I guess in South Florida it was a beach day.
But on Saturday, activists all over the country, including on the west coast of Florida, celebrated the inaugural Harvey Milk Day to increase support for equality for lesbian, gay, bisexual and transsexual individuals.The celebrations were run in tandem with the first Harvey Milk Day in California, a day of recognition for the slain gay rights activist and politician.
Cleve Jones, who was close friends with Milk in the 1970s, said the commemoration is long overdue.
“So many of Harvey’s friends and colleagues did not survive the ’80s and ’90s, so there was only a small group of us who worked very hard for a long time to keep his name alive. At times, it felt like a losing battle,” said Cleve Jones, who made the AIDS Quilt happen. “Now I feel really confident that Harvey’s name will be remembered.” Jones said.
Harvey Milk Day isn’t a formal state holiday, but it is a day of special significance to honor Milk’s contributions to the gay equality movement. Admittedly, his efforts and energies were in San Francisco, a far cry from South Florida. However, the message of Harvey Milk resounded nationally. Of course, it was captured on screen both in documentaries as well as in Hollywood by Sean Penn’s stunning depiction of Milk in the award-winning film.
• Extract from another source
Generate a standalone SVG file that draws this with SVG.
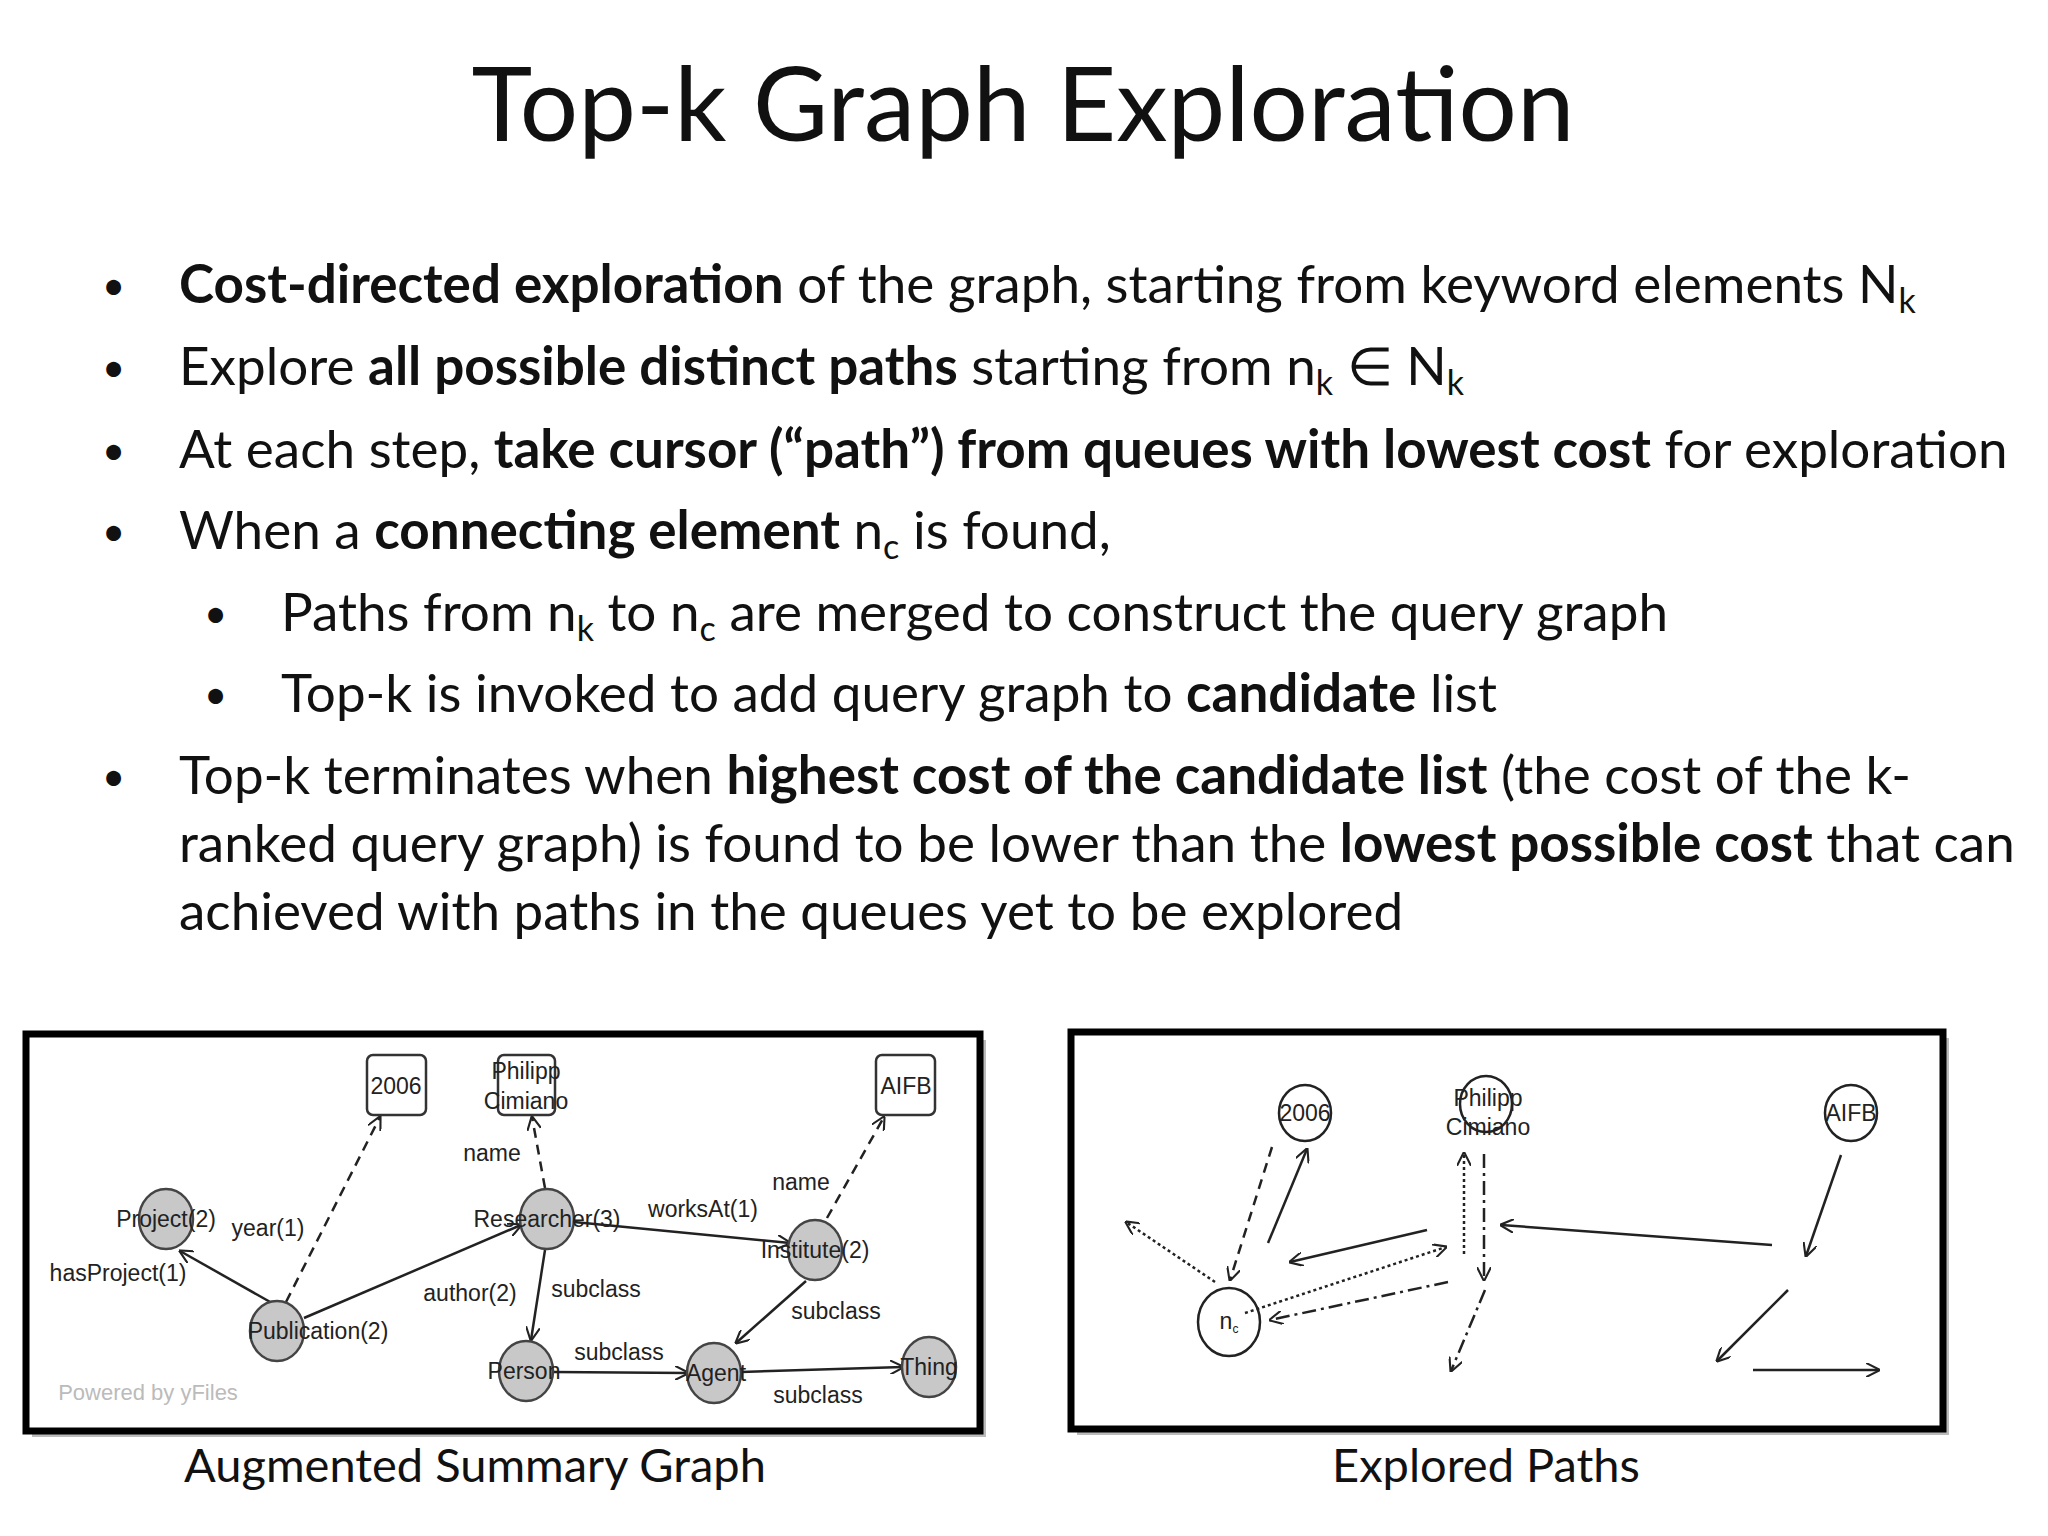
<svg xmlns="http://www.w3.org/2000/svg" width="2048" height="1536" viewBox="0 0 2048 1536">
<style>
.t{font-family:Lato,"Open Sans",sans-serif;font-size:53px;fill:#111}
.bu{font-family:Lato,"Open Sans",sans-serif;font-size:40px;fill:#111}
.b{font-weight:bold}
.s{font-family:"Liberation Sans",Arial,sans-serif;font-size:23px;fill:#222}
.n{fill:#c8c8c8;stroke:#444;stroke-width:2.5}
.bx{fill:#fff;stroke:#333;stroke-width:2.5}
.c{fill:#fff;stroke:#222;stroke-width:2.5}
.e{stroke:#222;stroke-width:2.5;fill:none;marker-end:url(#ah)}
.d{stroke-dasharray:10 7}
.dt{stroke-dasharray:3 3}
.dd{stroke-dasharray:14 5 3 5}
.frame{fill:#fff;stroke:#000;stroke-width:7}
</style>
<defs>
<marker id="ah" viewBox="0 0 12 12" refX="11" refY="6" markerWidth="14" markerHeight="14" markerUnits="userSpaceOnUse" orient="auto"><path d="M0,0 L12,6 L0,12" fill="none" stroke="#222" stroke-width="1.8"/></marker>
</defs>
<rect width="2048" height="1536" fill="#fff"/>
<text x="1023" y="141" text-anchor="middle" font-family="Lato,'Open Sans',sans-serif" font-size="103" fill="#111">Top-k Graph Exploration</text>
<g id="bullets">
<text class="bu" x="102" y="300">•</text>
<text class="t" x="179" y="303"><tspan class="b">Cost-directed exploration</tspan> of the graph, starting from keyword elements N<tspan font-size="34" dy="10">k</tspan></text>
<text class="bu" x="102" y="382">•</text>
<text class="t" x="179" y="385">Explore <tspan class="b">all possible distinct paths</tspan> starting from n<tspan font-size="34" dy="10">k</tspan><tspan dy="-10"> ∈ N</tspan><tspan font-size="34" dy="10">k</tspan></text>
<text class="bu" x="102" y="465">•</text>
<text class="t" x="179" y="468">At each step, <tspan class="b">take cursor (“path”) from queues with lowest cost</tspan> for exploration</text>
<text class="bu" x="102" y="546">•</text>
<text class="t" x="179" y="549">When a <tspan class="b">connecting element</tspan> n<tspan font-size="34" dy="10">c</tspan><tspan dy="-10"> is found,</tspan></text>
<text class="bu" x="204" y="628">•</text>
<text class="t" x="281" y="631">Paths from n<tspan font-size="34" dy="10">k</tspan><tspan dy="-10"> to n</tspan><tspan font-size="34" dy="10">c</tspan><tspan dy="-10"> are merged to construct the query graph</tspan></text>
<text class="bu" x="204" y="709">•</text>
<text class="t" x="281" y="712">Top-k is invoked to add query graph to <tspan class="b">candidate</tspan> list</text>
<text class="bu" x="102" y="791">•</text>
<text class="t" x="179" y="794">Top-k terminates when <tspan class="b">highest cost of the candidate list</tspan> (the cost of the k-</text>
<text class="t" x="179" y="862">ranked query graph) is found to be lower than the <tspan class="b">lowest possible cost</tspan> that can</text>
<text class="t" x="179" y="930">achieved with paths in the queues yet to be explored</text>
</g>
<rect x="32" y="1040" width="954" height="397" fill="#bbb"/>
<rect class="frame" x="26" y="1034" width="954" height="397"/>
<rect x="1077" y="1038" width="872" height="397" fill="#bbb"/>
<rect class="frame" x="1071" y="1032" width="872" height="397"/>
<g id="left-edges">
<line class="e" x1="272" y1="1303" x2="180" y2="1251"/>
<line class="e d" x1="286" y1="1302" x2="380" y2="1117"/>
<line class="e" x1="304" y1="1318" x2="521" y2="1225"/>
<line class="e d" x1="545" y1="1188" x2="532" y2="1117"/>
<line class="e" x1="574" y1="1222" x2="790" y2="1243"/>
<line class="e" x1="545" y1="1250" x2="531" y2="1340"/>
<line class="e d" x1="827" y1="1218" x2="884" y2="1117"/>
<line class="e" x1="806" y1="1281" x2="736" y2="1343"/>
<line class="e" x1="553" y1="1372" x2="688" y2="1373"/>
<line class="e" x1="741" y1="1372" x2="903" y2="1367"/>
</g>
<g id="left-nodes">
<g id="n2006"><rect class="bx" x="367" y="1055" width="59" height="60" rx="6"/><text class="s" x="396" y="1094" text-anchor="middle">2006</text></g>
<g id="nPhilipp"><rect class="bx" x="498" y="1055" width="57" height="60" rx="6"/><text class="s" x="526" y="1079" text-anchor="middle">Philipp</text><text class="s" x="526" y="1109" text-anchor="middle">Cimiano</text></g>
<g id="nAIFB"><rect class="bx" x="876" y="1055" width="59" height="60" rx="6"/><text class="s" x="906" y="1094" text-anchor="middle">AIFB</text></g>
<g id="nProject"><ellipse class="n" cx="166" cy="1219" rx="27" ry="30"/><text class="s" x="166" y="1227" text-anchor="middle">Project(2)</text></g>
<g id="nPublication"><ellipse class="n" cx="277" cy="1331" rx="27" ry="30"/><text class="s" x="318" y="1339" text-anchor="middle">Publication(2)</text></g>
<g id="nResearcher"><ellipse class="n" cx="547" cy="1219" rx="27" ry="30"/><text class="s" x="547" y="1227" text-anchor="middle">Researcher(3)</text></g>
<g id="nInstitute"><ellipse class="n" cx="815" cy="1250" rx="27" ry="30"/><text class="s" x="815" y="1258" text-anchor="middle">Institute(2)</text></g>
<g id="nPerson"><ellipse class="n" cx="526" cy="1371" rx="27" ry="30"/><text class="s" x="524" y="1379" text-anchor="middle">Person</text></g>
<g id="nAgent"><ellipse class="n" cx="714" cy="1373" rx="27" ry="30"/><text class="s" x="716" y="1381" text-anchor="middle">Agent</text></g>
<g id="nThing"><ellipse class="n" cx="929" cy="1367" rx="27" ry="30"/><text class="s" x="929" y="1375" text-anchor="middle">Thing</text></g>
</g>
<g id="left-labels">
<text class="s" x="268" y="1236" text-anchor="middle">year(1)</text>
<text class="s" x="118" y="1281" text-anchor="middle">hasProject(1)</text>
<text class="s" x="492" y="1161" text-anchor="middle">name</text>
<text class="s" x="703" y="1217" text-anchor="middle">worksAt(1)</text>
<text class="s" x="801" y="1190" text-anchor="middle">name</text>
<text class="s" x="470" y="1301" text-anchor="middle">author(2)</text>
<text class="s" x="596" y="1297" text-anchor="middle">subclass</text>
<text class="s" x="836" y="1319" text-anchor="middle">subclass</text>
<text class="s" x="619" y="1360" text-anchor="middle">subclass</text>
<text class="s" x="818" y="1403" text-anchor="middle">subclass</text>
<text x="148" y="1400" text-anchor="middle" font-family="Liberation Sans,Arial,sans-serif" font-size="22" fill="#bbb">Powered by yFiles</text>
</g>
<g id="right-nodes">
<g id="r2006"><ellipse class="c" cx="1305" cy="1113" rx="26" ry="28"/><text class="s" x="1305" y="1121" text-anchor="middle">2006</text></g>
<g id="rPhilipp"><ellipse class="c" cx="1486" cy="1104" rx="26" ry="28"/><text class="s" x="1488" y="1106" text-anchor="middle">Philipp</text><text class="s" x="1488" y="1135" text-anchor="middle">Cimiano</text></g>
<g id="rAIFB"><ellipse class="c" cx="1851" cy="1113" rx="26" ry="28"/><text class="s" x="1851" y="1121" text-anchor="middle">AIFB</text></g>
<g id="rnc"><ellipse class="c" cx="1229" cy="1322" rx="31" ry="34"/><text class="s" x="1229" y="1329" text-anchor="middle" font-size="20">n<tspan font-size="12" dy="4">c</tspan></text></g>
</g>
<g id="right-edges">
<line class="e dt" x1="1215" y1="1282" x2="1126" y2="1222"/>
<line class="e d" x1="1272" y1="1147" x2="1230" y2="1280"/>
<line class="e" x1="1268" y1="1243" x2="1307" y2="1149"/>
<line class="e" x1="1427" y1="1230" x2="1290" y2="1262"/>
<line class="e dt" x1="1245" y1="1313" x2="1446" y2="1247"/>
<line class="e dd" x1="1448" y1="1282" x2="1270" y2="1320"/>
<line class="e dt" x1="1464" y1="1254" x2="1464" y2="1153"/>
<line class="e dd" x1="1484" y1="1154" x2="1484" y2="1280"/>
<line class="e dd" x1="1485" y1="1290" x2="1451" y2="1371"/>
<line class="e" x1="1772" y1="1245" x2="1501" y2="1225"/>
<line class="e" x1="1841" y1="1155" x2="1806" y2="1256"/>
<line class="e" x1="1788" y1="1290" x2="1717" y2="1361"/>
<line class="e" x1="1753" y1="1370" x2="1879" y2="1370" stroke="#555"/>
</g>
<text x="475" y="1482" text-anchor="middle" font-family="Lato,'Open Sans',sans-serif" font-size="47" fill="#111">Augmented Summary Graph</text>
<text x="1486" y="1482" text-anchor="middle" font-family="Lato,'Open Sans',sans-serif" font-size="47" fill="#111">Explored Paths</text>
</svg>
His battles, of course, occurred in San Francisco just as Anita Bryant was squeezing our oranges here in South Florida. Both causes led to national debates.
Harvey Milk has become a gay American hero. His nephew, Stuart Milk, ontinues to champion his cause, and is often seen here in South Florida, as he has a home in Wilton Manors. Last year, when President Obama awarded the Presidential Medal of Freedom to Harvey Milk, it was Stuart who went to the White House to accept it. That medal was then displayed here in Fort Lauderdale at the Stonewall Library.
We will not all win medals as Harvey Milk did posthumously. But we can all be about tolerance, equality and hope. Since this issue has a feature about pets, one thought that comes to mind is that we can all live our lives in such a way that we become the kinds of people our pets think we are. We can, as Abraham Lincoln once wrote, not only be proud of our community, but make our community proud of us.
A bullet from a madman took Harvey Milk from us prematurely, but we have learned again and again in American life that while a murderer’s gun may end a life, it cannot stop a legacy of remembrance.
Therefore, on this past Saturday, while you relaxed quietly on a beach, dined at a restaurant, or worked on catching up with your bills, remember that the freedoms we have won have come with a price. We have borne burdens and endured hardships to reach this day. Let’s not forget the memory of those who helped get us here.
Somehow, with a GLCC, a Dolphin Democratic Club, a host of candidates running for office, and a host of organizations hoisting their own petard, it is downright shameful, significantly embarrassing, and a bit humiliating that South Florida failed to recognize the Harvey Milk Day in any appreciable way. Even Sarasota did something. Next year, let’s do better.